LIGHT

Thomas Kinkade, who painted the image above, died yesterday at the age of 54.  It has been claimed that 1 in 20 homes in America has a Kinkade image of one sort or another — a print, or something on a plate or tea towel.  Kinkade hawked his work on QVC and commercialized it in every way he could think of.

It has also been claimed that his work is junk, but it’s not junk.  Its draftsmanship is serviceable, its painterly qualities are mediocre but professional — good enough to serve his purposes, which are emotional.  He called himself — actually trademarked himself as — the “Painter Of Light”, and he used light to summon back the feelings of coziness that a home or a garden can give, with the immediacy those feelings have in childhood.

Kinkade associated light with his Christian faith, using it as a symbol of warmth, welcome and comfort in both his secular and religious paintings.  He had a special fondness for Christmas scenes.

Kinkade’s talents and aims were modest, but in the very narrow territory he staked out for himself, he was an artist worthy of respect.  His gift reveals itself in that brief twinge of nostalgia, of remembered enchantment, we feel when we first see one of his more successful images — before our critical faculties dismiss it as second-rate, or before it becomes part of the furniture.

15 thoughts on “LIGHT

  1. I’ve sometimes asked myself whether Kinkade is dismissed for what he is showing as much as for the way in which he is showing it, especially in relation to his religious pictures. They’re sentimental yet at the same time you can’t take your eyes off them — at least for awhile. Also, his “wicket gates”, as shown in this post, are a kind of essence of a Pilgrim’s Progress. They’re inviting but don’t give away secrets about where you’re going.
    Recently I found myself in an exhibition of Chinese Communist “realist” paintings of scenes from the life of Mao tse tung and Jo en lai. Several of these pictures moved me, even though they showed only the “glorious” or “humane” aspects of the characters’ lives.
    As I looked, a light went on: “Thomas Kinkade”.

    • In our time, the narrative or emotional aspects of painting have been devalued — relegated to a secondary importance or dismissed as objectionable in themselves. If these aspects are valued, then it’s possible to value Kinkade’s use of them, even if his purely painterly skills are recognized as mediocre, or merely serviceable. To me, Kinkade’s works aren’t deep, they don’t yield up more the more you look at them — they lack the sublime virtuosity of a Rockwell, much less a Rembrandt — but what they yield up at first glance is precious, in its way, not to be sneezed at.
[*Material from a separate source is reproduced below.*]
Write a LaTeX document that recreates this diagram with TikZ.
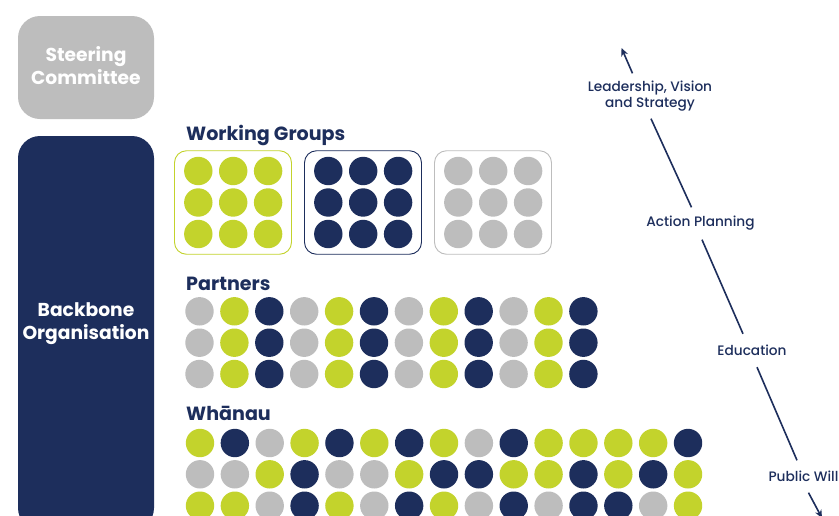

  2. Lloyd, you are pretty decent, interesting guy when you aren’t ranting about how you’re God’s gift to black people.

    For some reason, lots of white guys feel compelled to do that.

    It’s an awful habit, but I probably have awful habits that I’m not very aware of too.

    Happy Easter.

  3. my problem with Mr. Kinkade: his work is everywhere. Not that I’m really all that jealous of the jigsaw puzzle franchise or anything. Kinkade’s everywhere and nowhere source of light has become the yardstick used to whack the knuckles of less well-known, but serviceable in their own way painters.

    • But his light doesn’t just appear promiscuously, to make the image cute — in the image at the head of this post, the light from the windows of the house gilds the puddles on the sidewalk, making them stepping stones on the way into the domestic interior. His light behaves metaphysically.

  4. 54 is really young! I’m appreciating that he staked out his territory. Although photography largely absorbed this genre by the time Kincaid was a teen, the more important aspect is that his audience valued his labor in providing these loved ideas for them. They took him personally because by painting and drawing he made them feel like he spent time on them.

      • That’s a good point, Malcolm — the manual craft it takes to paint a picture does have its own sort of commitment built into it. And Kinkade had such precise ideas about how he wanted to portray light that he would have had a hard time duplicating it in a photograph, even in the age of Photoshop. There are a lot of photo-realistic painters who create images like Kinkade’s, but they rarely convey the same impression of warmth.

  5. I’ve often dismissed Kinkade, even among my own family who enjoy his work, but this is a point well taken and a very gracious response. Many thanks for it.